In the most intensive work carried out through the Superintendents’ Plan, principals, teachers, school staff, families, and children from 12 elementary schools in six school districts in the Learning Community of Douglas and Sarpy Counties continued implementation of a birth through Grade 3 approach in 2017-18. Innovations include voluntary home visiting for children birth to age 3, engagement with families of 3- and 4-year-olds, and aligned Kindergarten – Grade 3 curriculum, instruction, and assessment for 5- through 8-year-olds.

Participating districts are Omaha, Bellevue, Millard, Ralston, Westside, and DC West and include 127 families receiving home visits and 3,590 children enrolled in PreK through third grade. Six districts also received customized assistance in 2017-18 to advance their early education services and programs, while over 800 educators participated in professional development institutes through the Superintendents’ Plan.
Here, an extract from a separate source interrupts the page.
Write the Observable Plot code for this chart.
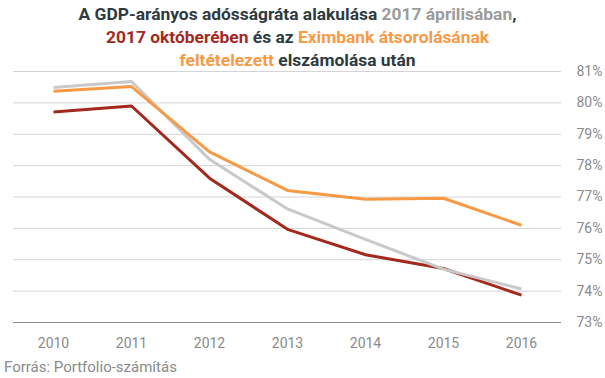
<!DOCTYPE html>
<html>
<head>
<meta charset="utf-8">
<script src="https://cdn.jsdelivr.net/npm/d3@7"></script>
<script src="https://cdn.jsdelivr.net/npm/@observablehq/plot@0.6"></script>
<style>
  html, body { margin: 0; padding: 0; background: #fff; }
  #wrap { position: relative; width: 605px; height: 378px; overflow: hidden; font-family: Roboto, "Noto Sans", sans-serif; }
  #title { position: absolute; left: 0; top: 3px; width: 595px; text-align: center; font-weight: 700; font-size: 17.4px; line-height: 23px; color: #2e3a40; z-index: 2; }
  #caption { position: absolute; left: 4px; top: 358px; font-size: 15px; color: #8a8a8a; }
  #chart { position: absolute; left: 0; top: 0; }
</style>
</head>
<body>
<div id="wrap">
  <div id="title">A GDP-arányos adósságráta alakulása <span style="color:#9b9b9b">2017 áprilisában</span>,<br><span style="color:#a3291c">2017 októberében</span> és az <span style="color:#f89a45">Eximbank átsorolásának</span><br><span style="color:#f89a45">feltételezett</span> elszámolása után</div>
  <div id="chart"></div>
  <div id="caption">Forrás: Portfolio-számítás</div>
</div>
<script>
const years = [2010, 2011, 2012, 2013, 2014, 2015, 2016];
const april = [80.49, 80.68, 78.2, 76.62, 75.65, 74.7, 74.07];
const october = [79.71, 79.9, 77.6, 75.97, 75.16, 74.72, 73.87];
const eximbank = [80.37, 80.52, 78.44, 77.21, 76.93, 76.96, 76.1];
const yTicks = [73, 74, 75, 76, 77, 78, 79, 80, 81];

const series = [
  {name: "2017 október", values: october, color: "#a3291c"},
  {name: "2017 április", values: april, color: "#c9c9c9"},
  {name: "Eximbank", values: eximbank, color: "#f89a45"}
];
const data = series.flatMap(s => years.map((y, i) => ({series: s.name, year: y, value: s.values[i], color: s.color})));

const chart = Plot.plot({
  width: 605,
  height: 378,
  marginTop: 71,
  marginBottom: 56,
  marginLeft: 13,
  marginRight: 44,
  style: {fontFamily: "Roboto, sans-serif", background: "transparent"},
  x: {type: "point", domain: years, padding: 0.5, label: null},
  y: {domain: [73, 81], label: null},
  marks: [
    Plot.ruleY(yTicks.filter(d => d > 73), {stroke: "#d4d4d4", strokeWidth: 1}),
    Plot.ruleY([73], {stroke: "#8c8c8c", strokeWidth: 1.2}),
    Plot.axisX({tickSize: 0, tickPadding: 16, fontSize: 14, color: "#8a8a8a", tickFormat: d => String(d), label: null}),
    Plot.axisY({anchor: "right", ticks: yTicks, tickSize: 0, tickPadding: 15, fontSize: 14, color: "#8a8a8a", tickFormat: d => d + "%", label: null}),
    Plot.line(data, {x: "year", y: "value", z: "series", stroke: "color", strokeWidth: 3, strokeLinejoin: "miter", strokeLinecap: "butt"})
  ]
});
document.getElementById("chart").appendChild(chart);
</script>
</body>
</html>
Findings from the 2017-18 evaluation report include:

  • Classroom interactions and instruction are improving
  • Children in home visiting whose home language is Spanish show increases in language development (with greaters gains associated with more home visits)
  • Language development improved for children in PreK through Grade 3, with greater gains for low-income and Hispanic children
  • Early educational achievement increased over time, with greater gains for children who are black and children whose home language is Spanish
  • Home visiting is reaching families with greater needs
  • Families are increasing their access to supports that help reduce stress
  • Schools are learning to welcome and engage families in meaningful and inclusive ways

“What we are learning is that when schools work hand-in-hand with families, there are positive results inside and outside of the classroom. After our third year of implementation, we are seeing gains for all children, improved classroom instruction and interaction with families, and families who now see schools as a positive and welcoming force in their lives,” said Kevin Riley, superintendent of Gretna Public Schools. “These are all meaningful and powerful results.”

The evaluation study was conducted jointly by the University of Nebraska ̶ Lincoln’s Center for Research on Children, Youth, Families, and Schools, and the Interdisciplinary Center for Program Evaluation of the Munroe-Meyer Institute at the University of Nebraska Medical Center, and the Buffett Early Childhood Institute. Research in the report was supported by the Learning Community Coordinating Council, W.K. Kellogg Foundation, The Lozier Foundation, and the Weitz Family Foundation.